INSTRUCTIONS TO FOLLOW
Print exactly the lines from the first one down to the line that contains "const phaseLow = 0.5, phaseHigh = 29.5;", both included, and skip the pictures.

DATA SECTION
┄┄┄┄┄┄

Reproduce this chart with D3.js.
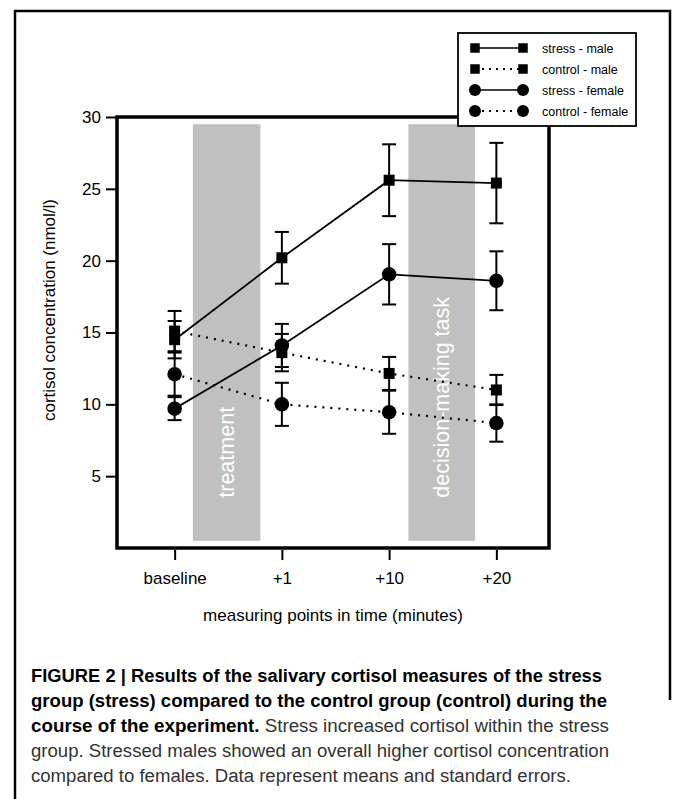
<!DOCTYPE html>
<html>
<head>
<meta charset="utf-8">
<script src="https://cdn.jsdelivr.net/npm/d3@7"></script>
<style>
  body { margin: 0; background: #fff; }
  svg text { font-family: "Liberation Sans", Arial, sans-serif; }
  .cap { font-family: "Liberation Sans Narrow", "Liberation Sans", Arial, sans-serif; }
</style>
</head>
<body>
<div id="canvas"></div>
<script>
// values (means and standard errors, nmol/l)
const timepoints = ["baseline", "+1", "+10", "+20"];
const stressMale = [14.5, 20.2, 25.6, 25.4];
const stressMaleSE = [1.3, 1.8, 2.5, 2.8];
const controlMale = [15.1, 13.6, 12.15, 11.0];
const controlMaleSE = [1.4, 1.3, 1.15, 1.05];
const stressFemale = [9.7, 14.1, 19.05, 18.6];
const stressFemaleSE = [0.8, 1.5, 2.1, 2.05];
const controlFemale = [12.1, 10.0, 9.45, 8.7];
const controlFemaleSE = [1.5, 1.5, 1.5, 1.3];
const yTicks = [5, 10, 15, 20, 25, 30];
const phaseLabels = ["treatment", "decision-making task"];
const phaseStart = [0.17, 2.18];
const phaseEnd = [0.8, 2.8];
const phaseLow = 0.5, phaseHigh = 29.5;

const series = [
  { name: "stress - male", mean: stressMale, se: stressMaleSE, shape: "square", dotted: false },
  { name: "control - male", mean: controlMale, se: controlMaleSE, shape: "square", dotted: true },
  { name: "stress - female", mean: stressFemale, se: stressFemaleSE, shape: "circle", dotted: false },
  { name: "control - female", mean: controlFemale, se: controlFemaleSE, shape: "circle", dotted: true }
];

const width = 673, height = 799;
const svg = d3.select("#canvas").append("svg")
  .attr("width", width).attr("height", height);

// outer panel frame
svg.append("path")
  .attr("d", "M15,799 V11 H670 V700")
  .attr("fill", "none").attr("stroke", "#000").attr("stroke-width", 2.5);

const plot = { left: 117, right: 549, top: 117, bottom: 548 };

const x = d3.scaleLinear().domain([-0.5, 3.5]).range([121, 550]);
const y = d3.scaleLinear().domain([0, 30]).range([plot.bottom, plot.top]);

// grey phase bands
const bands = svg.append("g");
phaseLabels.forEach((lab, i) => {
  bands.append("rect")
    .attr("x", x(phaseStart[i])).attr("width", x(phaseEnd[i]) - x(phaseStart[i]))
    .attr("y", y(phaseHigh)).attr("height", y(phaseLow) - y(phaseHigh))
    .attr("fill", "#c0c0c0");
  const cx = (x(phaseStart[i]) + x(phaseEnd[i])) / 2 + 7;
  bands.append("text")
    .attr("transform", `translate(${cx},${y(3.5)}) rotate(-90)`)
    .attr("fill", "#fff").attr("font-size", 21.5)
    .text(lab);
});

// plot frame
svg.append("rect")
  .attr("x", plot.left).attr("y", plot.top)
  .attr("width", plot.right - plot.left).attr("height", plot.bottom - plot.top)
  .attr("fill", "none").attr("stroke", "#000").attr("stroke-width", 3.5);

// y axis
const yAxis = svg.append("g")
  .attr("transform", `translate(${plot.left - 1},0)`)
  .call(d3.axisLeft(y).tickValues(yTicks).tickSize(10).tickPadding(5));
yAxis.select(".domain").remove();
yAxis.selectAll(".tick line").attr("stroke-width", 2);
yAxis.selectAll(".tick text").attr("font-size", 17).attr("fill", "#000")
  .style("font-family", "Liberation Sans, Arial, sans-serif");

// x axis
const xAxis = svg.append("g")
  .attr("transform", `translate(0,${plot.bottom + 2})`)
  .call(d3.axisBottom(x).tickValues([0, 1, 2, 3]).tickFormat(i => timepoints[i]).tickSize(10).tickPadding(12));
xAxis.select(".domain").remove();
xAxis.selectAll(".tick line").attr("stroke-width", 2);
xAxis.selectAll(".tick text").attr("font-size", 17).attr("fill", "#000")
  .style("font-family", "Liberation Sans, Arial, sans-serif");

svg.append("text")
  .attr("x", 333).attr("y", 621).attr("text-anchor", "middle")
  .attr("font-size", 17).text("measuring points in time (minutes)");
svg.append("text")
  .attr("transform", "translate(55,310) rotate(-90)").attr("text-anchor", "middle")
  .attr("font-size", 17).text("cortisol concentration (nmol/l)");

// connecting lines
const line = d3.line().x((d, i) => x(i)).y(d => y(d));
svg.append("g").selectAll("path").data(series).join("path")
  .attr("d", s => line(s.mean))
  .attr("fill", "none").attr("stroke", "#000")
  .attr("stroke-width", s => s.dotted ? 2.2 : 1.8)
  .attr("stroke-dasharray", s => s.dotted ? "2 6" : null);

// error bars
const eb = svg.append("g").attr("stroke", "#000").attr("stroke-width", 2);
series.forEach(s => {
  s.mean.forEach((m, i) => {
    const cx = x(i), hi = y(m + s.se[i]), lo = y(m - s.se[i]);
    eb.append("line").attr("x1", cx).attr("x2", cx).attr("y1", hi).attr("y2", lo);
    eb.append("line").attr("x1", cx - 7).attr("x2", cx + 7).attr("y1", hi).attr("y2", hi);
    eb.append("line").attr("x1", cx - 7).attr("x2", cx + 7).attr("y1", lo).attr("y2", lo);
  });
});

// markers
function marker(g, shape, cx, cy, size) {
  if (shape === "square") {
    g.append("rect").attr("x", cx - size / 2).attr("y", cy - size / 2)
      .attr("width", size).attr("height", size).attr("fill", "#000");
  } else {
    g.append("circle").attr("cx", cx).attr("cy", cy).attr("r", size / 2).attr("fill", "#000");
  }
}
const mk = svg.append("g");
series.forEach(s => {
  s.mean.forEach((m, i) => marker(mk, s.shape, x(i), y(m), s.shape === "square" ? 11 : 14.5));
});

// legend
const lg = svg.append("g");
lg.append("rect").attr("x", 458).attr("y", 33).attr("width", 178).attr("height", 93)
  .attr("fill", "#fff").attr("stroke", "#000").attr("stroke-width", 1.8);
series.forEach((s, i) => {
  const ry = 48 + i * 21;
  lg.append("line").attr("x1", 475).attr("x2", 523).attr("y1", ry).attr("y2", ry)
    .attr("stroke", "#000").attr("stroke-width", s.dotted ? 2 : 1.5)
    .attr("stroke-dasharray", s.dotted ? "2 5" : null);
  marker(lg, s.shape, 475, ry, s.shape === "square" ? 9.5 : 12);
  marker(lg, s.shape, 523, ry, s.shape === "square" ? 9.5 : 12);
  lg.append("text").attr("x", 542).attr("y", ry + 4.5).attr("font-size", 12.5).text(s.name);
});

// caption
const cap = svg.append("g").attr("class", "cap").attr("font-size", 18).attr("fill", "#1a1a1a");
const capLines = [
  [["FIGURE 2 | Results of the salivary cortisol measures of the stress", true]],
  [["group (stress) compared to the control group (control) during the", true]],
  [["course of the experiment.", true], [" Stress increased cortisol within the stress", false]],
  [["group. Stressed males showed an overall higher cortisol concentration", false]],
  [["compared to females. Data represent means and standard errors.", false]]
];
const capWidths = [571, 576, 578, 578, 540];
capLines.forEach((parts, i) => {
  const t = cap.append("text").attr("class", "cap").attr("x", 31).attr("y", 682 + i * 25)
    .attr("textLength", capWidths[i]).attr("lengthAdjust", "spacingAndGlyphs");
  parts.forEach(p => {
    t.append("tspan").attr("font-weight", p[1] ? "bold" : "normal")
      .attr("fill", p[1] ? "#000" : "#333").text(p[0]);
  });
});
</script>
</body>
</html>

┄┄┄┄┄┄

THE RESULT
Reproduce this chart with D3.js.
<!DOCTYPE html>
<html>
<head>
<meta charset="utf-8">
<script src="https://cdn.jsdelivr.net/npm/d3@7"></script>
<style>
  body { margin: 0; background: #fff; }
  svg text { font-family: "Liberation Sans", Arial, sans-serif; }
  .cap { font-family: "Liberation Sans Narrow", "Liberation Sans", Arial, sans-serif; }
</style>
</head>
<body>
<div id="canvas"></div>
<script>
// values (means and standard errors, nmol/l)
const timepoints = ["baseline", "+1", "+10", "+20"];
const stressMale = [14.5, 20.2, 25.6, 25.4];
const stressMaleSE = [1.3, 1.8, 2.5, 2.8];
const controlMale = [15.1, 13.6, 12.15, 11.0];
const controlMaleSE = [1.4, 1.3, 1.15, 1.05];
const stressFemale = [9.7, 14.1, 19.05, 18.6];
const stressFemaleSE = [0.8, 1.5, 2.1, 2.05];
const controlFemale = [12.1, 10.0, 9.45, 8.7];
const controlFemaleSE = [1.5, 1.5, 1.5, 1.3];
const yTicks = [5, 10, 15, 20, 25, 30];
const phaseLabels = ["treatment", "decision-making task"];
const phaseStart = [0.17, 2.18];
const phaseEnd = [0.8, 2.8];
const phaseLow = 0.5, phaseHigh = 29.5;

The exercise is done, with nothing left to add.